Secondly, seeing “tech-sex” inspires shame. Watching other people having sex can be hot. Duh. But also, when we walk in on the sex act, rip it from its fragile context of intimacy and plunk it down in ‘the every day’ of society, it makes us incredibly awkward. And it does so for a lot of reasons. One of them is that, most of the things we say and do during sex, the way we contort our faces and bodies (“fuck faces” etc), although hot inside the context of sex, are at best inelegant and at worst gross outside of it. And when we watch a sex tape (as opposed to porn which oddly idealizes sex), and we giggle at how awkward and disgusting the people deluded enough to think they are worthy of recording their sex acts are, we are subtly reminded of what we look like while we have sex, which, let’s be honest, is most often not so cute.  

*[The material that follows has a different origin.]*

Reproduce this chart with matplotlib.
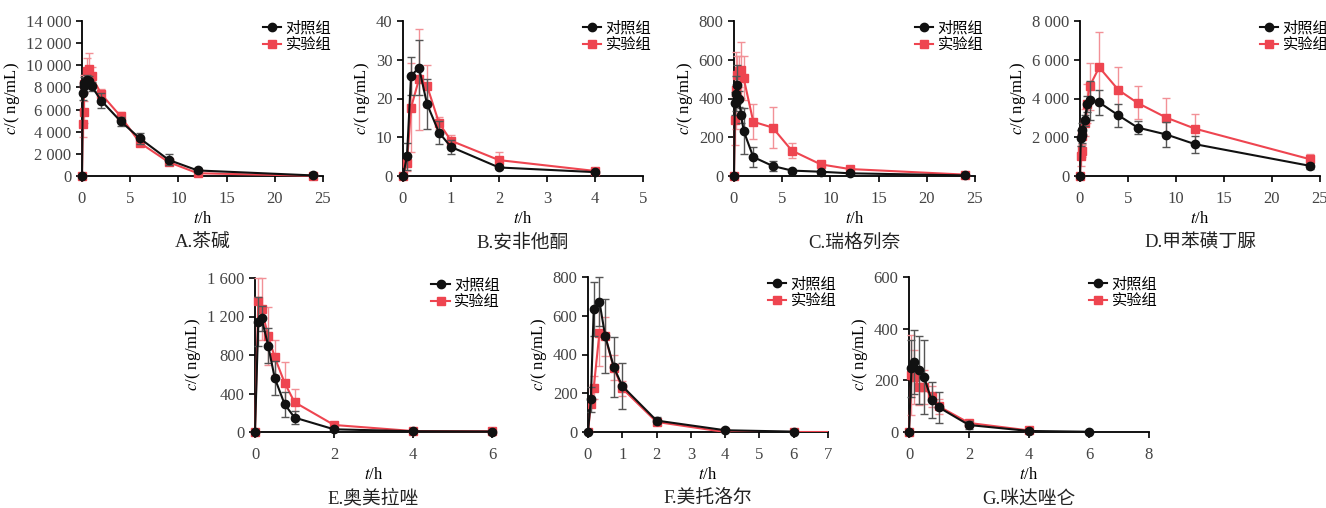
import matplotlib
matplotlib.use('Agg')
import matplotlib.pyplot as plt
from matplotlib.lines import Line2D
from matplotlib.ticker import FuncFormatter

plt.rcParams['font.family'] = ['Liberation Serif', 'Noto Sans CJK SC']
plt.rcParams['mathtext.fontset'] = 'stix'

BLACK = '#111111'
RED = '#ee4550'

# A 茶碱
t_a = [0, 0.083, 0.167, 0.25, 0.5, 0.75, 1, 2, 4, 6, 9, 12, 24]
ctrl_a = [0, 7500, 8100, 8400, 8700, 8600, 8100, 6800, 4950, 3400, 1450, 500, 50]
ctrl_a_sd = [0, 600, 500, 500, 400, 400, 400, 700, 400, 500, 500, 200, 50]
exp_a = [0, 4700, 5800, 8300, 9500, 9700, 9000, 7400, 5400, 3000, 1250, 250, 20]
exp_a_sd = [0, 1200, 1000, 800, 1200, 1400, 800, 500, 400, 300, 300, 150, 50]

# B 安非他酮
t_b = [0, 0.083, 0.167, 0.333, 0.5, 0.75, 1, 2, 4]
ctrl_b = [0, 5.1, 25.8, 28.0, 18.6, 11.2, 7.5, 2.2, 1.0]
ctrl_b_sd = [0, 3.5, 5.0, 7.0, 6.5, 3.0, 1.8, 0.5, 0.3]
exp_b = [0, 3.3, 17.6, 25.0, 23.3, 13.7, 9.1, 4.1, 1.3]
exp_b_sd = [0, 2.0, 11.5, 13.0, 5.4, 1.5, 1.5, 2.0, 0.4]

# C 瑞格列奈
t_c = [0, 0.083, 0.167, 0.333, 0.5, 0.75, 1, 2, 4, 6, 9, 12, 24]
ctrl_c = [0, 376, 425, 472, 397, 313, 233, 98, 52, 28, 22, 14, 3]
ctrl_c_sd = [0, 60, 90, 100, 40, 40, 120, 52, 25, 8, 5, 4, 2]
exp_c = [0, 287, 442, 520, 540, 549, 506, 280, 250, 131, 60, 36, 7]
exp_c_sd = [0, 125, 200, 100, 80, 145, 115, 90, 105, 40, 10, 8, 3]

# D 甲苯磺丁脲
t_d = [0, 0.083, 0.167, 0.25, 0.5, 0.75, 1, 2, 4, 6, 9, 12, 24]
ctrl_d = [0, 1950, 2100, 2400, 2870, 3710, 3900, 3800, 3130, 2500, 2140, 1640, 520]
ctrl_d_sd = [0, 400, 400, 350, 300, 400, 1000, 650, 580, 350, 650, 450, 150]
exp_d = [0, 1040, 1300, 2070, 2760, 3730, 4630, 5610, 4440, 3770, 3010, 2440, 860]
exp_d_sd = [0, 500, 300, 400, 700, 1000, 1200, 1800, 1200, 850, 1000, 780, 300]

# E 奥美拉唑
t_e = [0, 0.083, 0.167, 0.333, 0.5, 0.75, 1, 2, 4, 6]
ctrl_e = [0, 1148, 1183, 897, 560, 289, 150, 28, 8, 5]
ctrl_e_sd = [0, 250, 130, 180, 180, 130, 70, 10, 3, 2]
exp_e = [0, 1363, 1277, 998, 776, 511, 310, 73, 10, 8]
exp_e_sd = [0, 237, 320, 300, 180, 220, 140, 15, 3, 2]

# F 美托洛尔
t_f = [0, 0.083, 0.167, 0.333, 0.5, 0.75, 1, 2, 4, 6]
ctrl_f = [0, 168, 635, 673, 497, 336, 237, 59, 9, 2]
ctrl_f_sd = [0, 65, 140, 125, 190, 155, 120, 20, 3, 1]
t_f_exp = [0, 0.083, 0.167, 0.333, 0.5, 0.75, 1, 2, 4, 6, 8]
exp_f = [0, 147, 229, 511, 494, 332, 225, 52, 0, 0, 0]
exp_f_sd = [0, 20, 60, 170, 100, 65, 40, 15, 0, 0, 0]

# G 咪达唑仑
t_g = [0, 0.083, 0.167, 0.333, 0.5, 0.75, 1, 2, 4, 6]
ctrl_g = [0, 247, 271, 240, 213, 125, 95, 27, 4, 1]
ctrl_g_sd = [0, 110, 125, 130, 145, 70, 60, 15, 3, 1]
t_g_exp = [0, 0.083, 0.167, 0.333, 0.5, 0.75, 1, 2, 4]
exp_g = [0, 221, 212, 176, 174, 138, 99, 35, 6]
exp_g_sd = [0, 155, 105, 70, 65, 40, 30, 10, 3]

panels = [
    ('A.茶碱', [82, 21, 323, 176], t_a, ctrl_a, ctrl_a_sd, t_a, exp_a, exp_a_sd, 25, [0, 5, 10, 15, 20, 25], 14000, 2000),
    ('B.安非他酮', [403, 21, 643, 176], t_b, ctrl_b, ctrl_b_sd, t_b, exp_b, exp_b_sd, 5, [0, 1, 2, 3, 4, 5], 40, 10),
    ('C.瑞格列奈', [734, 21, 975, 176], t_c, ctrl_c, ctrl_c_sd, t_c, exp_c, exp_c_sd, 25, [0, 5, 10, 15, 20, 25], 800, 200),
    ('D.甲苯磺丁脲', [1080, 21, 1320, 176], t_d, ctrl_d, ctrl_d_sd, t_d, exp_d, exp_d_sd, 25, [0, 5, 10, 15, 20, 25], 8000, 2000),
    ('E.奥美拉唑', [255, 278, 492, 432], t_e, ctrl_e, ctrl_e_sd, t_e, exp_e, exp_e_sd, 6, [0, 2, 4, 6], 1600, 400),
    ('F.美托洛尔', [588, 277, 828, 432], t_f, ctrl_f, ctrl_f_sd, t_f_exp, exp_f, exp_f_sd, 7, [0, 1, 2, 3, 4, 5, 6, 7], 800, 200),
    ('G.咪达唑仑', [909, 277, 1149, 432], t_g, ctrl_g, ctrl_g_sd, t_g_exp, exp_g, exp_g_sd, 8, [0, 2, 4, 6, 8], 600, 200),
]

W, H = 1326, 508
fig = plt.figure(figsize=(W / 100, H / 100), dpi=100)


def thousands(v, pos):
    return f'{int(v):,}'.replace(',', ' ')


for title, box, tc, yc, sc, te, ye, se, xmax, xt, ymax, ystep in panels:
    x0, y0, x1, y1 = box
    ax = fig.add_axes([x0 / W, 1 - y1 / H, (x1 - x0) / W, (y1 - y0) / H])
    clip_e = max(te) > xmax
    ax.errorbar(te, ye, yerr=se, color=RED, ecolor='#f29197', elinewidth=1.0, capsize=3,
                capthick=1.0, marker='s', markersize=6, lw=1.5, clip_on=clip_e, zorder=3)
    ax.errorbar(tc, yc, yerr=sc, color=BLACK, ecolor='#555555', elinewidth=1.0, capsize=3,
                capthick=1.0, marker='o', markersize=6, lw=1.5, clip_on=False, zorder=4)
    ax.set_xlim(0, xmax)
    ax.set_ylim(0, ymax)
    ax.set_xticks(xt)
    ax.set_yticks(range(0, ymax + 1, ystep))
    ax.yaxis.set_major_formatter(FuncFormatter(thousands))
    for s in ['top', 'right']:
        ax.spines[s].set_visible(False)
    for s in ['left', 'bottom']:
        ax.spines[s].set_linewidth(1.3)
    ax.tick_params(direction='out', length=4, width=1.2, labelsize=12, labelcolor='#444444')
    ax.tick_params(axis='x', pad=7)
    ax.set_xlabel('$t$/h', fontsize=12, labelpad=3)
    ax.set_ylabel('$c$/( ng/mL)', fontsize=12, labelpad=3)
    handles = [Line2D([], [], color=BLACK, marker='o', markersize=6, lw=1.5),
               Line2D([], [], color=RED, marker='s', markersize=6, lw=1.5)]
    ax.legend(handles, ['对照组', '实验组'], loc='upper right', bbox_to_anchor=(1.06, 1.04),
              frameon=False, fontsize=11, handlelength=1.2, handletextpad=0.3,
              borderaxespad=0, labelspacing=0.2)
    ax.text(0.5, -0.43, title, transform=ax.transAxes, ha='center', va='center',
            fontsize=13.5, color='#222222')

fig.savefig('out.png', dpi=100)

When I feel paranoic about my own “tech sex,” and imagine getting fired from a job I don’t have if a naughty picture of me ”gets out” (to where? I’m not famous!), I am manifesting the social controls of hubris/shame I describe above. I automatically think of my sex act (if you can even call it that), from the point of view of someone who isn’t invested in it. I’m player hating on myself. And when we hate on people whose privacy we’ve impinged upon by watching their leaked “tech-sex,” we are hypocritically player hating on them.